■ Data shown
◆ ◆ ◆ ◆
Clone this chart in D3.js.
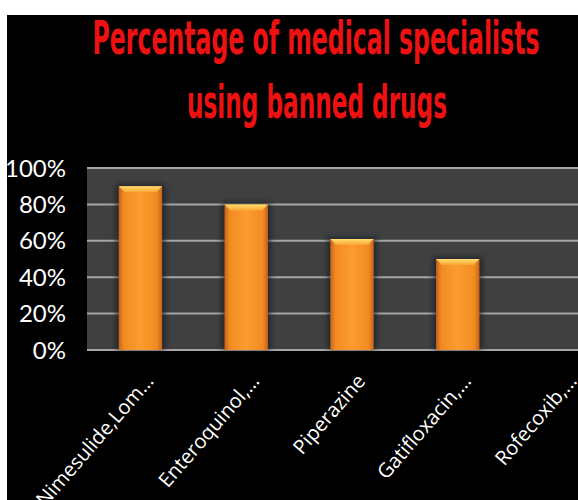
<!DOCTYPE html>
<html><head><meta charset="utf-8">
<script src="https://cdn.jsdelivr.net/npm/d3@7"></script>
<style>html,body{margin:0;padding:0;background:#fff;}svg{display:block;}</style>
</head><body>
<script>
const categories = ["Nimesulide,Lom…", "Enteroquinol,…", "Piperazine", "Gatifloxacin,…", "Rofecoxib,…"];
const values = [0.90, 0.80, 0.61, 0.50, 0];
const yTicks = [0, 0.2, 0.4, 0.6, 0.8, 1.0];
const titleLines = ["Percentage of medical specialists", "using banned drugs"];

const W = 578, H = 500;
const svg = d3.select("body").append("svg").attr("width", W).attr("height", H);
const defs = svg.append("defs");

const g1 = defs.append("linearGradient").attr("id", "barg").attr("x1", 0).attr("x2", 1).attr("y1", 0).attr("y2", 0);
[[0,"#c8631a"],[0.12,"#f28b22"],[0.5,"#fc9c2e"],[0.88,"#f28b22"],[1,"#c8631a"]].forEach(d => g1.append("stop").attr("offset", d[0]).attr("stop-color", d[1]));
const g2 = defs.append("linearGradient").attr("id", "topg").attr("x1", 0).attr("x2", 0).attr("y1", 0).attr("y2", 1);
[[0,"#ffe070"],[1,"#f9a533"]].forEach(d => g2.append("stop").attr("offset", d[0]).attr("stop-color", d[1]));
const blur = defs.append("filter").attr("id", "sh").attr("x", "-30%").attr("y", "-30%").attr("width", "160%").attr("height", "160%");
blur.append("feGaussianBlur").attr("stdDeviation", 2.5);

// black background with white border
svg.append("rect").attr("x", 7).attr("y", 15).attr("width", W - 7).attr("height", H - 15).attr("fill", "#000");

const x = d3.scaleBand().domain(categories).range([87, 617]).paddingInner(0.59).paddingOuter(0.3);
const y = d3.scaleLinear().domain([0, 1]).range([350, 168]);

// plot background
svg.append("rect").attr("x", 87).attr("y", y(1)).attr("width", W - 87).attr("height", y(0) - y(1)).attr("fill", "#404040");

// gridlines
svg.append("g").selectAll("line").data(yTicks).join("line")
  .attr("x1", 87).attr("x2", W).attr("y1", d => y(d)).attr("y2", d => y(d))
  .attr("stroke", "#a6a6a6").attr("stroke-width", 2);

// y axis labels
const yAxis = d3.axisLeft(y).tickValues(yTicks).tickFormat(d3.format(".0%")).tickSize(0).tickPadding(0);
const ya = svg.append("g").attr("transform", "translate(66,0)").call(yAxis);
ya.select(".domain").remove();
ya.selectAll("text").attr("fill", "#fff").attr("font-family", "Lato, sans-serif").attr("font-size", 24).attr("dy", "0.34em");

// bars
const bars = svg.append("g").selectAll("g").data(values.map((v, i) => ({c: categories[i], v}))).join("g");
bars.filter(d => d.v > 0).append("rect")
  .attr("x", d => x(d.c) - 3).attr("y", d => y(d.v) - 2).attr("width", x.bandwidth() + 6).attr("height", d => y(0) - y(d.v) + 2)
  .attr("fill", "#101820").attr("opacity", 0.6).attr("filter", "url(#sh)");
bars.filter(d => d.v > 0).append("rect")
  .attr("x", d => x(d.c)).attr("y", d => y(d.v)).attr("width", x.bandwidth()).attr("height", d => y(0) - y(d.v))
  .attr("fill", "url(#barg)");
bars.filter(d => d.v > 0).append("path")
  .attr("d", d => {
    const x0 = x(d.c), x1 = x0 + x.bandwidth(), t = y(d.v), b = 6;
    return `M${x0},${t}L${x1},${t}L${x1 - b},${t + b}L${x0 + b},${t + b}Z`;
  })
  .attr("fill", "url(#topg)");

// x labels
svg.append("g").selectAll("text").data(categories).join("text")
  .attr("transform", d => `translate(${x(d) + x.bandwidth() / 2 + 3},${372}) rotate(-49)`)
  .attr("text-anchor", "end").attr("dy", "0.75em")
  .attr("fill", "#fff").attr("font-family", "'Open Sans', sans-serif").attr("font-size", 20)
  .text(d => d);

// title
svg.append("g").selectAll("text").data(titleLines).join("text")
  .attr("x", (d, i) => i === 0 ? 316 : 317).attr("y", (d, i) => i === 0 ? 54 : 118)
  .attr("text-anchor", "middle")
  .attr("textLength", (d, i) => i === 0 ? 447 : 260).attr("lengthAdjust", "spacingAndGlyphs")
  .attr("fill", "#ee1111").attr("font-family", "'Liberation Sans Narrow', 'DejaVu Sans Condensed', sans-serif")
  .attr("font-weight", "bold").attr("font-size", 46)
  .text(d => d);
</script>
</body></html>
◆ ◆ ◆ ◆
Quote everything in the listing above exactly; pictures are the only thing to omit.

Clone this chart in D3.js.
<!DOCTYPE html>
<html><head><meta charset="utf-8">
<script src="https://cdn.jsdelivr.net/npm/d3@7"></script>
<style>html,body{margin:0;padding:0;background:#fff;}svg{display:block;}</style>
</head><body>
<script>
const categories = ["Nimesulide,Lom…", "Enteroquinol,…", "Piperazine", "Gatifloxacin,…", "Rofecoxib,…"];
const values = [0.90, 0.80, 0.61, 0.50, 0];
const yTicks = [0, 0.2, 0.4, 0.6, 0.8, 1.0];
const titleLines = ["Percentage of medical specialists", "using banned drugs"];

const W = 578, H = 500;
const svg = d3.select("body").append("svg").attr("width", W).attr("height", H);
const defs = svg.append("defs");

const g1 = defs.append("linearGradient").attr("id", "barg").attr("x1", 0).attr("x2", 1).attr("y1", 0).attr("y2", 0);
[[0,"#c8631a"],[0.12,"#f28b22"],[0.5,"#fc9c2e"],[0.88,"#f28b22"],[1,"#c8631a"]].forEach(d => g1.append("stop").attr("offset", d[0]).attr("stop-color", d[1]));
const g2 = defs.append("linearGradient").attr("id", "topg").attr("x1", 0).attr("x2", 0).attr("y1", 0).attr("y2", 1);
[[0,"#ffe070"],[1,"#f9a533"]].forEach(d => g2.append("stop").attr("offset", d[0]).attr("stop-color", d[1]));
const blur = defs.append("filter").attr("id", "sh").attr("x", "-30%").attr("y", "-30%").attr("width", "160%").attr("height", "160%");
blur.append("feGaussianBlur").attr("stdDeviation", 2.5);

// black background with white border
svg.append("rect").attr("x", 7).attr("y", 15).attr("width", W - 7).attr("height", H - 15).attr("fill", "#000");

const x = d3.scaleBand().domain(categories).range([87, 617]).paddingInner(0.59).paddingOuter(0.3);
const y = d3.scaleLinear().domain([0, 1]).range([350, 168]);

// plot background
svg.append("rect").attr("x", 87).attr("y", y(1)).attr("width", W - 87).attr("height", y(0) - y(1)).attr("fill", "#404040");

// gridlines
svg.append("g").selectAll("line").data(yTicks).join("line")
  .attr("x1", 87).attr("x2", W).attr("y1", d => y(d)).attr("y2", d => y(d))
  .attr("stroke", "#a6a6a6").attr("stroke-width", 2);

// y axis labels
const yAxis = d3.axisLeft(y).tickValues(yTicks).tickFormat(d3.format(".0%")).tickSize(0).tickPadding(0);
const ya = svg.append("g").attr("transform", "translate(66,0)").call(yAxis);
ya.select(".domain").remove();
ya.selectAll("text").attr("fill", "#fff").attr("font-family", "Lato, sans-serif").attr("font-size", 24).attr("dy", "0.34em");

// bars
const bars = svg.append("g").selectAll("g").data(values.map((v, i) => ({c: categories[i], v}))).join("g");
bars.filter(d => d.v > 0).append("rect")
  .attr("x", d => x(d.c) - 3).attr("y", d => y(d.v) - 2).attr("width", x.bandwidth() + 6).attr("height", d => y(0) - y(d.v) + 2)
  .attr("fill", "#101820").attr("opacity", 0.6).attr("filter", "url(#sh)");
bars.filter(d => d.v > 0).append("rect")
  .attr("x", d => x(d.c)).attr("y", d => y(d.v)).attr("width", x.bandwidth()).attr("height", d => y(0) - y(d.v))
  .attr("fill", "url(#barg)");
bars.filter(d => d.v > 0).append("path")
  .attr("d", d => {
    const x0 = x(d.c), x1 = x0 + x.bandwidth(), t = y(d.v), b = 6;
    return `M${x0},${t}L${x1},${t}L${x1 - b},${t + b}L${x0 + b},${t + b}Z`;
  })
  .attr("fill", "url(#topg)");

// x labels
svg.append("g").selectAll("text").data(categories).join("text")
  .attr("transform", d => `translate(${x(d) + x.bandwidth() / 2 + 3},${372}) rotate(-49)`)
  .attr("text-anchor", "end").attr("dy", "0.75em")
  .attr("fill", "#fff").attr("font-family", "'Open Sans', sans-serif").attr("font-size", 20)
  .text(d => d);

// title
svg.append("g").selectAll("text").data(titleLines).join("text")
  .attr("x", (d, i) => i === 0 ? 316 : 317).attr("y", (d, i) => i === 0 ? 54 : 118)
  .attr("text-anchor", "middle")
  .attr("textLength", (d, i) => i === 0 ? 447 : 260).attr("lengthAdjust", "spacingAndGlyphs")
  .attr("fill", "#ee1111").attr("font-family", "'Liberation Sans Narrow', 'DejaVu Sans Condensed', sans-serif")
  .attr("font-weight", "bold").attr("font-size", 46)
  .text(d => d);
</script>
</body></html>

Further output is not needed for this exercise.